• WHAT YOU HAVE TO DO
Your task is to retype, word for word, the lines from the start of the data through the line holding "(mgport) at (166.5,46);". Do not include the pictures.

• PROVIDED DATA
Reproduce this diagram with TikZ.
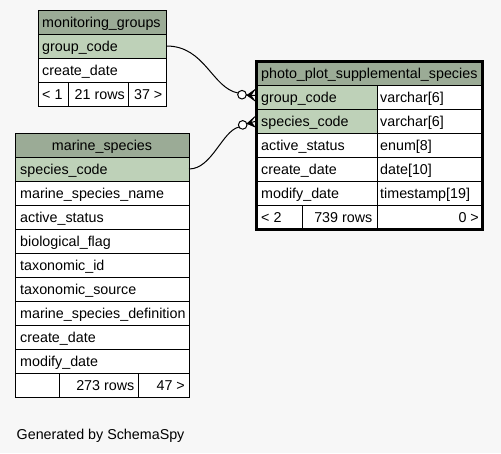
\documentclass[tikz,border=0pt]{standalone}
\usepackage{fontspec}
\setmainfont{Liberation Sans}
\definecolor{bgc}{HTML}{F7F7F7}
\definecolor{hdrc}{HTML}{9BAB96}
\definecolor{keyc}{HTML}{BED1B8}
\tikzset{
  cell/.style={draw=black, line width=1pt},
  lbl/.style={anchor=base west, inner sep=0pt, font=\fontsize{14.3}{17}\selectfont},
  rlbl/.style={anchor=base east, inner sep=0pt, font=\fontsize{14.3}{17}\selectfont},
  clbl/.style={anchor=base, inner sep=0pt, font=\fontsize{14.3}{17}\selectfont},
  conn/.style={draw=black, line width=1pt},
  odot/.style={draw=black, fill=white, line width=1pt},
  crow/.style={fill=black, draw=black, line width=0.6pt, line join=miter}
}
\begin{document}
\begin{tikzpicture}[x=1pt,y=-1pt]
\useasboundingbox (0,0) rectangle (501,453);
\fill[bgc] (0,0) rectangle (501,453);

% ---------- monitoring_groups ----------
\fill[hdrc] (38.5,10.5) rectangle (166.5,34);
\fill[keyc] (38.5,34) rectangle (166.5,58);
\fill[white] (38.5,58) rectangle (166.5,106);
\draw[cell] (38.5,10.5) rectangle (166.5,106);
\draw[cell] (38.5,34) -- (166.5,34);
\draw[cell] (38.5,58) -- (166.5,58);
\draw[cell] (38.5,82) -- (166.5,82);
\draw[cell] (68,82) -- (68,106);
\draw[cell] (128,82) -- (128,106);
\node[lbl] (mgh) at (42,27) {monitoring\_groups};
\node[lbl] (mggc) at (42,51) {group\_code};
\node[lbl] (mgcd) at (42,75) {create\_date};
\node[lbl] (mgf1) at (42,99) {< 1};
\node[rlbl] (mgf2) at (125,99) {21 rows};
\node[rlbl] (mgf3) at (162.5,99) {37 >};
\coordinate (mgport) at (166.5,46);

% ---------- marine_species ----------
\fill[hdrc] (15.5,133) rectangle (189,157);
\fill[keyc] (15.5,157) rectangle (189,181);
\fill[white] (15.5,181) rectangle (189,397);
\draw[cell] (15.5,133) rectangle (189,397);
\foreach \yy in {157,181,205,229,253,277,301,325,349,373}
  \draw[cell] (15.5,\yy) -- (189,\yy);
\draw[cell] (59,373) -- (59,397);
\draw[cell] (138,373) -- (138,397);
\node[clbl] (msh) at (102,150) {marine\_species};
\node[lbl] (ms1) at (20,174) {species\_code};
\node[lbl] (ms2) at (20,198) {marine\_species\_name};
\node[lbl] (ms3) at (20,222) {active\_status};
\node[lbl] (ms4) at (20,246) {biological\_flag};
\node[lbl] (ms5) at (20,270) {taxonomic\_id};
\node[lbl] (ms6) at (20,294) {taxonomic\_source};
\node[lbl] (ms7) at (20,318) {marine\_species\_definition};
\node[lbl] (ms8) at (20,342) {create\_date};
\node[lbl] (ms9) at (20,366) {modify\_date};
\node[rlbl] (msf2) at (134.5,390) {273 rows};
\node[rlbl] (msf3) at (185,390) {47 >};
\coordinate (msport) at (189,169);

% ---------- photo_plot_supplemental_species ----------
\fill[hdrc] (256.5,61.5) rectangle (482.5,85);
\fill[keyc] (256.5,85) rectangle (377,133);
\fill[white] (377,85) rectangle (482.5,133);
\fill[white] (256.5,133) rectangle (482.5,229.5);
\foreach \yy in {85,109,133,157,181,205}
  \draw[cell] (256.5,\yy) -- (482.5,\yy);
\draw[cell] (377,85) -- (377,229.5);
\draw[cell] (302,205) -- (302,229.5);
\draw[black, line width=3pt] (256.5,61.5) rectangle (482.5,229.5);
\node[lbl] (pph) at (261,78) {photo\_plot\_supplemental\_species};
\node[lbl] (pp1) at (261,102) {group\_code};
\node[lbl] (pp1t) at (380,102) {varchar[6]};
\node[lbl] (pp2) at (261,126) {species\_code};
\node[lbl] (pp2t) at (380,126) {varchar[6]};
\node[lbl] (pp3) at (261,150) {active\_status};
\node[lbl] (pp3t) at (380,150) {enum[8]};
\node[lbl] (pp4) at (261,174) {create\_date};
\node[lbl] (pp4t) at (380,174) {date[10]};
\node[lbl] (pp5) at (261,198) {modify\_date};
\node[lbl] (pp5t) at (380,198) {timestamp[19]};
\node[lbl] (ppf1) at (261,222) {< 2};
\node[rlbl] (ppf2) at (372.5,222) {739 rows};
\node[rlbl] (ppf3) at (479,222) {0 >};

% ---------- connectors ----------
\coordinate (c1) at (242,94.7);
\coordinate (c2) at (242.7,124.9);
\coordinate (t1) at (247,95.2);
\coordinate (t2) at (247,123.6);
\coordinate (e1) at (255,95.5);
\coordinate (e2) at (255,121.5);

\draw[conn] (mgport) .. controls (205,46) and (212,88) .. (238,93);
\draw[conn] (msport) .. controls (212,169) and (222,131) .. (239,127);

\fill[crow] (t1) -- (255,89.5) -- (251,95.3) -- (255,101) -- cycle;
\draw[conn] (t1) -- (e1);
\fill[crow] (t2) -- (255,116.5) -- (251,121.8) -- (255,127) -- cycle;
\draw[conn] (t2) -- (e2);
\draw[conn] (c1) -- (t1);
\draw[conn] (c2) -- (t2);
\draw[odot] (c1) circle (4.3);
\draw[odot] (c2) circle (4.3);

\node[lbl] (gen) at (16.5,439) {Generated by SchemaSpy};
\end{tikzpicture}
\end{document}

• RESPONSE
Reproduce this diagram with TikZ.
\documentclass[tikz,border=0pt]{standalone}
\usepackage{fontspec}
\setmainfont{Liberation Sans}
\definecolor{bgc}{HTML}{F7F7F7}
\definecolor{hdrc}{HTML}{9BAB96}
\definecolor{keyc}{HTML}{BED1B8}
\tikzset{
  cell/.style={draw=black, line width=1pt},
  lbl/.style={anchor=base west, inner sep=0pt, font=\fontsize{14.3}{17}\selectfont},
  rlbl/.style={anchor=base east, inner sep=0pt, font=\fontsize{14.3}{17}\selectfont},
  clbl/.style={anchor=base, inner sep=0pt, font=\fontsize{14.3}{17}\selectfont},
  conn/.style={draw=black, line width=1pt},
  odot/.style={draw=black, fill=white, line width=1pt},
  crow/.style={fill=black, draw=black, line width=0.6pt, line join=miter}
}
\begin{document}
\begin{tikzpicture}[x=1pt,y=-1pt]
\useasboundingbox (0,0) rectangle (501,453);
\fill[bgc] (0,0) rectangle (501,453);

% ---------- monitoring_groups ----------
\fill[hdrc] (38.5,10.5) rectangle (166.5,34);
\fill[keyc] (38.5,34) rectangle (166.5,58);
\fill[white] (38.5,58) rectangle (166.5,106);
\draw[cell] (38.5,10.5) rectangle (166.5,106);
\draw[cell] (38.5,34) -- (166.5,34);
\draw[cell] (38.5,58) -- (166.5,58);
\draw[cell] (38.5,82) -- (166.5,82);
\draw[cell] (68,82) -- (68,106);
\draw[cell] (128,82) -- (128,106);
\node[lbl] (mgh) at (42,27) {monitoring\_groups};
\node[lbl] (mggc) at (42,51) {group\_code};
\node[lbl] (mgcd) at (42,75) {create\_date};
\node[lbl] (mgf1) at (42,99) {< 1};
\node[rlbl] (mgf2) at (125,99) {21 rows};
\node[rlbl] (mgf3) at (162.5,99) {37 >};
\coordinate (mgport) at (166.5,46);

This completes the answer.